In fact, the whole art of positive thinking, especially with regards to self-healing, depends entirely on forming a respectful, warm and loving relationship with your own mind and body. With that in mind, think of one body part that needs attention – any part will do – and with consciousness assembled in the centre of your brain, breathe out and feel the breath travel from centre brain to chosen body-part, along with the command to heal.
Adopting the holistic approach requires you make a choice between seeing yourself as a victim of circumstance or as a pro-active co-creator of your own reality. As a victim you say, ‘This is how I was born. My brain composition is such that I am a naturally negative, pessimistic person.’ As a pro-active co-creator you say, ‘Whatever occurs within my body is under direct command of part of my own mind, however apparently inaccessible, and is therefore susceptible to suggestion.’

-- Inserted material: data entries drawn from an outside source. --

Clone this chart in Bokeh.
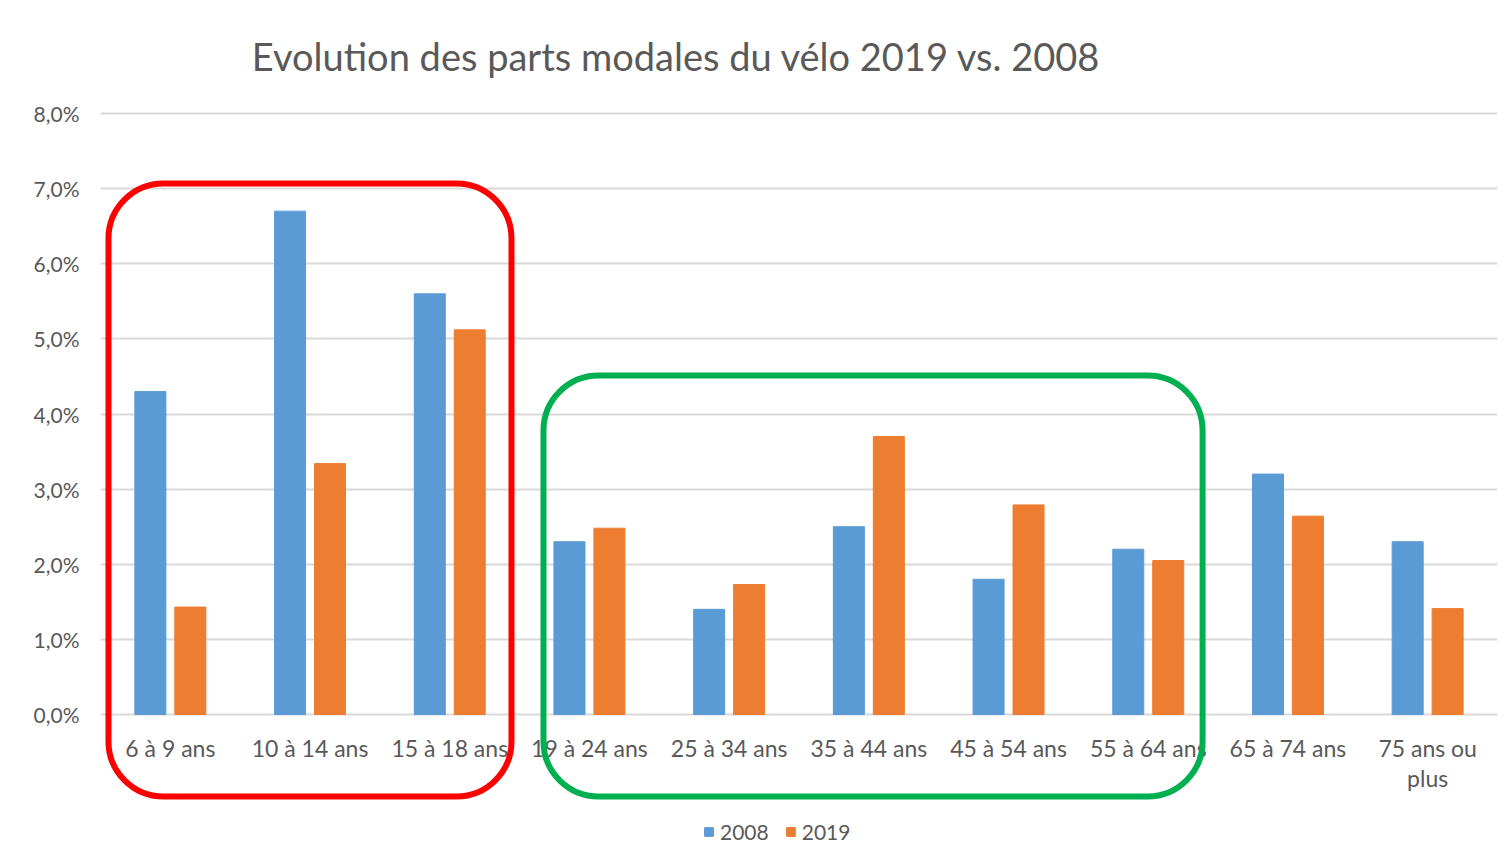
from bokeh.plotting import figure
from bokeh.models import (ColumnDataSource, FactorRange, Range1d, FixedTicker,
                          Label, BoxAnnotation)
from bokeh.transform import dodge
from bokeh.core.properties import value
from bokeh.embed import file_html
from bokeh.resources import INLINE

# ---- data ----
categories = ["6 à 9 ans", "10 à 14 ans", "15 à 18 ans", "19 à 24 ans", "25 à 34 ans",
              "35 à 44 ans", "45 à 54 ans", "55 à 64 ans", "65 à 74 ans", "75 ans ou\nplus"]
share_2008 = [0.043, 0.067, 0.056, 0.023, 0.014, 0.025, 0.018, 0.022, 0.032, 0.023]
share_2019 = [0.0143, 0.0334, 0.0512, 0.0248, 0.0173, 0.0370, 0.0279, 0.0205, 0.0264, 0.0141]
tick_values = [0.0, 0.01, 0.02, 0.03, 0.04, 0.05, 0.06, 0.07, 0.08]
tick_labels = ["0,0%", "1,0%", "2,0%", "3,0%", "4,0%", "5,0%", "6,0%", "7,0%", "8,0%"]
series_names = ["2008", "2019"]
title_text = "Evolution des parts modales du vélo 2019 vs. 2008"

# ---- style ----
BLUE = "#5b9bd5"
ORANGE = "#ed7d31"
GREY = "#595959"
GRID = "#d9d9d9"
FONT = "Lato"

src = ColumnDataSource(data=dict(cat=categories, y2008=share_2008, y2019=share_2019))

# frame geometry (pixels) -> y range so that 0..8% sits where the reference has it
W, H = 1498, 858
LEFT = 100
px_per_unit = 75.125 * 100  # pixels per 1.0 (100%)
zero_from_top = 714          # pixel row of 0% inside the figure
y_end = zero_from_top / px_per_unit
y_start = -(H - zero_from_top) / px_per_unit

p = figure(width=W, height=H, x_range=FactorRange(*categories, range_padding=0),
           y_range=Range1d(y_start, y_end), output_backend="svg", toolbar_location=None,
           min_border_left=LEFT, min_border_right=1, min_border_top=0, min_border_bottom=0)
p.outline_line_color = None
p.background_fill_color = "white"
p.border_fill_color = "white"

p.vbar(x=dodge("cat", -0.143, range=p.x_range), top="y2008", width=0.222, source=src,
       color=BLUE, legend_label=series_names[0])
p.vbar(x=dodge("cat", 0.143, range=p.x_range), top="y2019", width=0.222, source=src,
       color=ORANGE, legend_label=series_names[1])

# category labels
p.text(x="cat", y=0, text="cat", source=src, text_align="center", text_baseline="top",
       y_offset=19, text_font=value(FONT), text_font_size="23px", text_color=GREY,
       text_line_height=1.1)

# axes
p.xaxis.visible = False
p.xgrid.visible = False
p.yaxis.ticker = FixedTicker(ticks=tick_values)
p.yaxis.major_label_overrides = {v: l for v, l in zip(tick_values, tick_labels)}
p.yaxis.axis_line_color = None
p.yaxis.major_tick_line_color = None
p.yaxis.minor_tick_line_color = None
p.yaxis.major_label_standoff = 15
p.yaxis.major_label_text_font = FONT
p.yaxis.major_label_text_font_size = "21px"
p.yaxis.major_label_text_color = GREY
p.ygrid.ticker = FixedTicker(ticks=tick_values)
p.ygrid.grid_line_color = GRID
p.ygrid.grid_line_width = 2

# title
p.add_layout(Label(x=576, y=H - 55, x_units="screen", y_units="screen", text=title_text,
                   text_align="center", text_baseline="middle", text_font=FONT,
                   text_font_size="38px", text_color=GREY))

# highlight boxes
p.add_layout(BoxAnnotation(left=0.057, right=2.942, top=0.07068, bottom=-0.0109,
                           fill_alpha=0, line_color="#ff0000", line_alpha=1, line_width=6,
                           border_radius=55))
p.add_layout(BoxAnnotation(left=3.171, right=7.889, top=0.04512, bottom=-0.0109,
                           fill_alpha=0, line_color="#00b050", line_alpha=1, line_width=6,
                           border_radius=55))

# legend
leg = p.legend[0]
leg.orientation = "horizontal"
leg.location = (603, 14)
leg.border_line_color = None
leg.background_fill_alpha = 0
leg.padding = 0
leg.margin = 0
leg.spacing = 16
leg.glyph_width = 11
leg.glyph_height = 11
leg.label_standoff = 6
leg.label_text_font = FONT
leg.label_text_font_size = "21px"
leg.label_text_color = GREY

open("out.html", "w").write(file_html(p, INLINE))
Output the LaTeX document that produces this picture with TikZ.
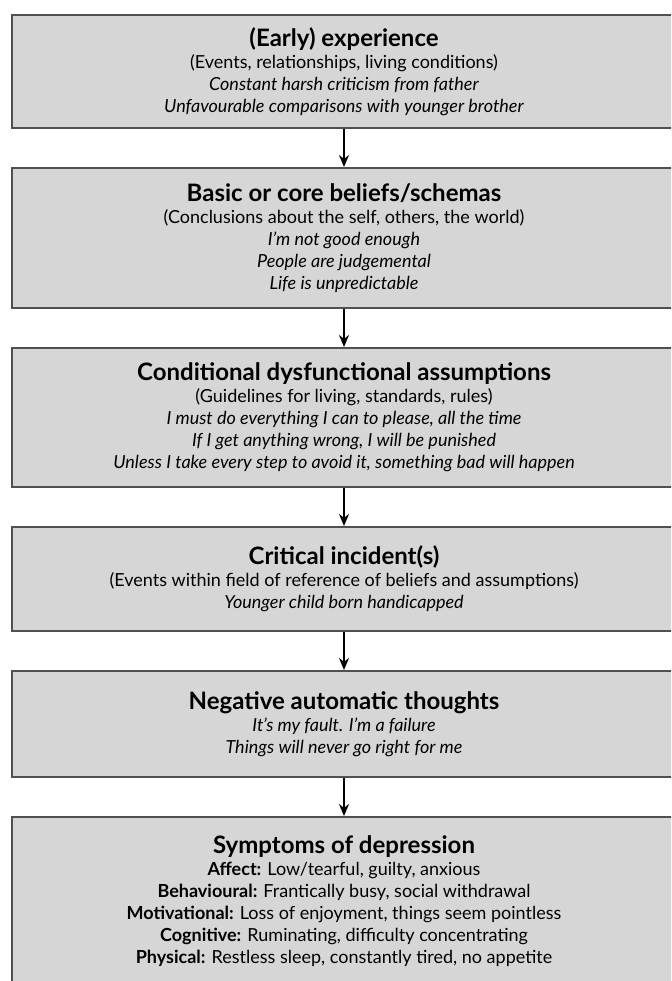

It’s apparent to everyone by now that when you train yourself to meet the world with a positive attitude, the world treats you in a much more magnanimous way, and that those times that it doesn’t, you handle it better anyway.
Conversely, when you meet the world with a negative attitude, you’ll get a negative result. Which is why it’s so important that before even thinking about going out to meet the world every morning, you spend at least the minimum amount of time necessary to readjust your attitude towards the positive.
Tell your mind, ‘This is my day, and I intend to enjoy it no matter what the external conditions!’ (That’s the spirit).